[EXERCISE DESCRIPTION]
Across the entries below, how many lines contain the word "Convert"? Give the number alone.

[Saved data entries]
------

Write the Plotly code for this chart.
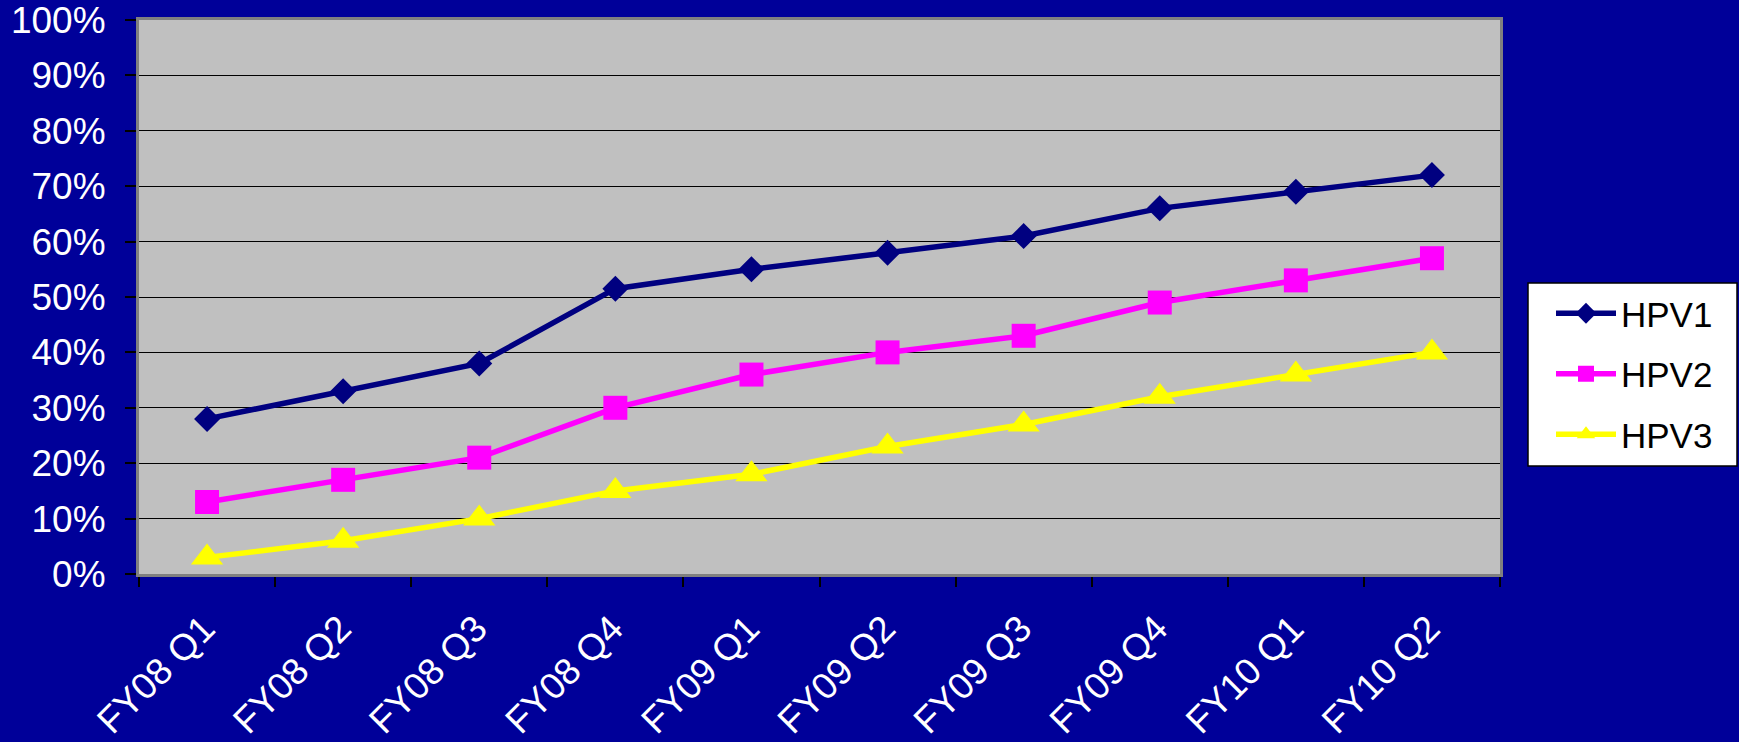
import plotly.graph_objects as go

categories = ["FY08 Q1", "FY08 Q2", "FY08 Q3", "FY08 Q4", "FY09 Q1",
              "FY09 Q2", "FY09 Q3", "FY09 Q4", "FY10 Q1", "FY10 Q2"]
hpv1 = [28, 33, 38, 51.5, 55, 58, 61, 66, 69, 72]
hpv2 = [13, 17, 21, 30, 36, 40, 43, 49, 53, 57]
hpv3 = [3, 6, 10, 15, 18, 23, 27, 32, 36, 40]
y_ticks = [0, 10, 20, 30, 40, 50, 60, 70, 80, 90, 100]
y_labels = [f"{v}%" for v in y_ticks]

series = [
    ("HPV1", hpv1, "#000080", "diamond", 20),
    ("HPV2", hpv2, "#FF00FF", "square", 24),
    ("HPV3", hpv3, "#FFFF00", "triangle-up", 28),
]

W, H = 1739, 742
L, R, T, B = 139, 239, 20, 168
plot_w = W - L - R
plot_h = H - T - B


def px_x(px):
    return (px - L) / plot_w


def px_y(py):
    return (H - B - py) / plot_h


fig = go.Figure()
for name, vals, color, sym, size in series:
    fig.add_trace(go.Scatter(
        x=categories, y=vals, name=name, mode="lines+markers",
        line=dict(color=color, width=5.5),
        marker=dict(symbol=sym, size=size, color=color, line=dict(width=0)),
        legendgroup=name,
    ))

font = "Liberation Sans, Arial, sans-serif"
fig.update_layout(
    width=W, height=H,
    paper_bgcolor="#000099",
    plot_bgcolor="#C0C0C0",
    margin=dict(l=L, r=R, t=T, b=B, autoexpand=False),
    font=dict(family=font, size=37, color="white"),
    showlegend=True,
    legend=dict(
        x=px_x(1551), y=px_y(284), xanchor="left", yanchor="top",
        bgcolor="rgba(0,0,0,0)", borderwidth=0,
        font=dict(family=font, size=35, color="black"),
        itemwidth=60, tracegroupgap=12, traceorder="grouped",
    ),
    shapes=[dict(
        type="rect", xref="paper", yref="paper",
        x0=px_x(1528), x1=px_x(1737), y0=px_y(466), y1=px_y(283),
        fillcolor="white", line=dict(color="black", width=1.5), layer="below",
    )],
)
fig.update_xaxes(
    type="category", range=[-0.5, 9.5],
    tickson="boundaries", ticks="outside", ticklen=10, tickcolor="black", tickwidth=2,
    tickangle=-45, showgrid=False, zeroline=False, ticklabelstandoff=15,
    ticklabelshift=-3,
    showline=True, linecolor="#808080", linewidth=3, mirror=True,
    tickfont=dict(family=font, size=37, color="white"),
)
fig.update_yaxes(
    range=[0, 100], tickvals=y_ticks, ticktext=y_labels,
    ticks="outside", ticklen=11, tickcolor="black", tickwidth=2,
    ticklabeloverflow="allow", ticklabelstandoff=12,
    showgrid=True, gridcolor="black", gridwidth=1, zeroline=False,
    showline=True, linecolor="#808080", linewidth=3, mirror=True,
    tickfont=dict(family=font, size=37, color="white"),
)
fig.write_html(
    "out.html",
    config={"displayModeBar": False},
    post_script="document.body.style.margin='0';document.body.style.background='#000099';document.body.style.overflow='hidden';",
)
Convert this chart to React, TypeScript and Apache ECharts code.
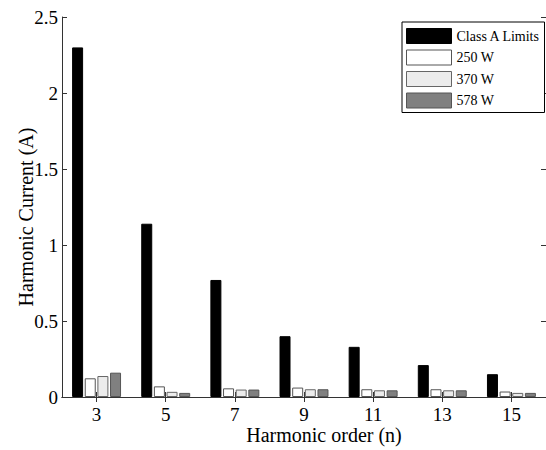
import React, { useEffect, useRef } from "react";
import * as echarts from "echarts";

const categories = ["3", "5", "7", "9", "11", "13", "15"];
const classALimits = [2.3, 1.14, 0.77, 0.4, 0.33, 0.21, 0.15];
const w250 = [0.123, 0.07, 0.057, 0.062, 0.051, 0.051, 0.036];
const w370 = [0.138, 0.034, 0.049, 0.051, 0.044, 0.044, 0.027];
const w578 = [0.16, 0.027, 0.049, 0.051, 0.044, 0.044, 0.027];
const seriesNames = ["Class A Limits", "250 W", "370 W", "578 W"];
const yTicks = [0, 0.5, 1, 1.5, 2, 2.5];

const FONT = "'Liberation Serif', 'Times New Roman', serif";

export default function App() {
  const ref = useRef<HTMLDivElement>(null);
  useEffect(() => {
    if (!ref.current) return;
    const chart = echarts.init(ref.current, undefined, { renderer: "svg" });
    const styles = [
      { color: "#000000", borderColor: "#000000", borderWidth: 1 },
      { color: "#ffffff", borderColor: "#555555", borderWidth: 1 },
      { color: "#ececec", borderColor: "#666666", borderWidth: 1 },
      { color: "#808080", borderColor: "#555555", borderWidth: 1 },
    ];
    const datas = [classALimits, w250, w370, w578];
    const axisLine = { show: true, lineStyle: { color: "#333333", width: 1 } };
    const tick = { show: true, inside: true, length: 5, lineStyle: { color: "#333333" } };
    chart.setOption({
      animation: false,
      backgroundColor: "#ffffff",
      textStyle: { fontFamily: FONT },
      grid: { left: 62, top: 17, width: 485, height: 383 },
      legend: {
        orient: "vertical",
        left: 402,
        top: 22,
        padding: [6, 4, 4, 4],
        itemWidth: 45,
        itemHeight: 15,
        itemGap: 5.5,
        borderColor: "#000000",
        borderWidth: 1,
        backgroundColor: "#ffffff",
        icon: "rect",
        textStyle: { fontFamily: FONT, fontSize: 14, color: "#000000" },
        data: seriesNames.map((n, i) => ({ name: n, itemStyle: styles[i] })),
      },
      xAxis: [
        {
          type: "category",
          data: categories,
          position: "bottom",
          name: "Harmonic order (n)",
          nameLocation: "middle",
          nameGap: 28,
          nameMoveOverlap: false,
          nameTextStyle: {
            fontFamily: FONT,
            fontSize: 20,
            color: "#000000",
            padding: [0, 0, 0, 40],
          },
          axisLine,
          axisTick: { ...tick, alignWithLabel: true },
          axisLabel: { fontFamily: FONT, fontSize: 19, color: "#000000", margin: 8 },
          splitLine: { show: false },
        },
        {
          type: "category",
          data: categories,
          position: "top",
          axisLine,
          axisTick: { ...tick, alignWithLabel: true },
          axisLabel: { show: false },
          splitLine: { show: false },
        },
      ],
      yAxis: [
        {
          type: "value",
          min: 0,
          max: 2.5,
          interval: 0.5,
          position: "left",
          name: "Harmonic Current (A)",
          nameLocation: "middle",
          nameGap: 26,
          nameMoveOverlap: false,
          nameTextStyle: {
            fontFamily: FONT,
            fontSize: 20,
            color: "#000000",
            padding: [0, 20, 0, 0],
          },
          axisLine,
          axisTick: tick,
          axisLabel: {
            fontFamily: FONT,
            fontSize: 19,
            color: "#000000",
            margin: 4,
            formatter: (v: number) => (yTicks.includes(v) ? String(v) : ""),
          },
          splitLine: { show: false },
        },
        {
          type: "value",
          min: 0,
          max: 2.5,
          interval: 0.5,
          position: "right",
          axisLine,
          axisTick: tick,
          axisLabel: { show: false },
          splitLine: { show: false },
        },
      ],
      series: seriesNames.map((n, i) => ({
        name: n,
        type: "bar",
        xAxisIndex: 0,
        yAxisIndex: 0,
        data: datas[i],
        barWidth: 11,
        barGap: "15%",
        itemStyle: styles[i],
        emphasis: { disabled: true },
      })),
    });
    return () => chart.dispose();
  }, []);
  return (
    <div
      ref={ref}
      style={{ position: "absolute", left: 0, top: 0, width: 546, height: 450 }}
    />
  );
}
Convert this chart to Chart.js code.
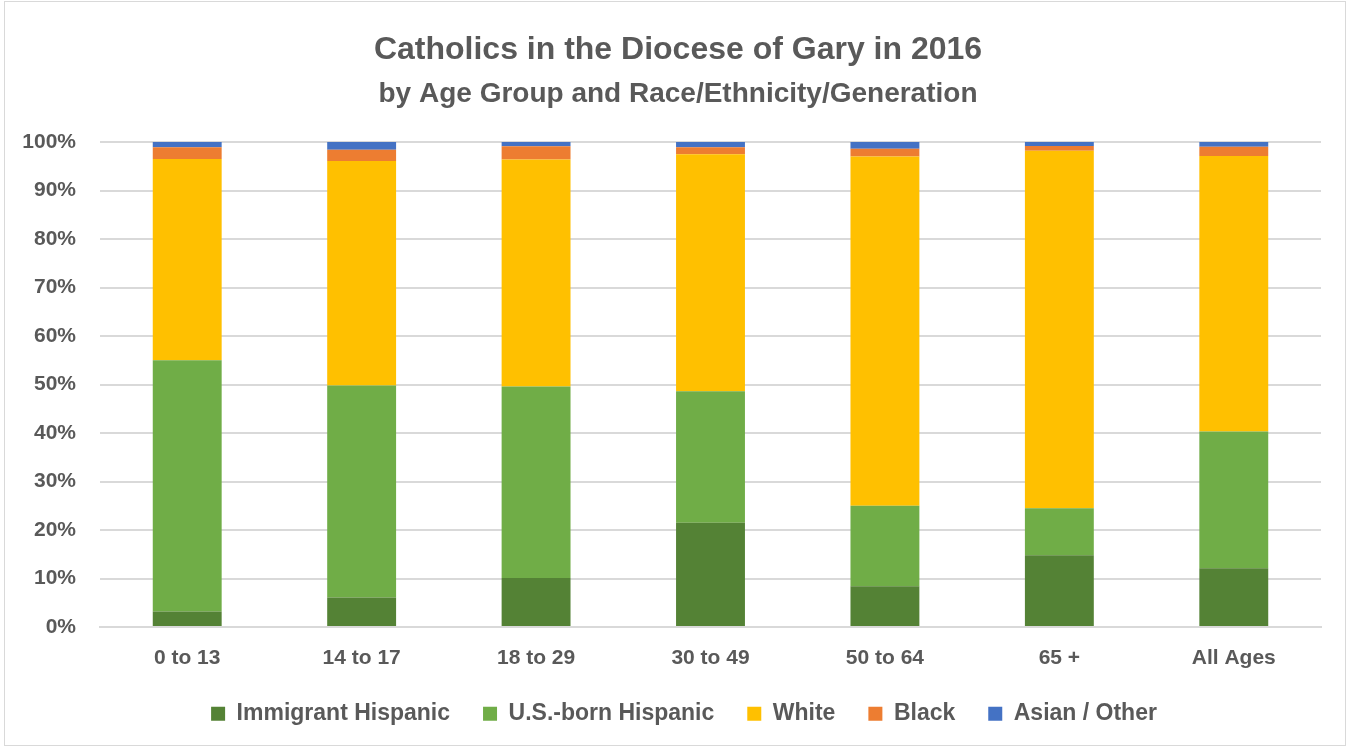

------

[CORRECT ANSWER]
2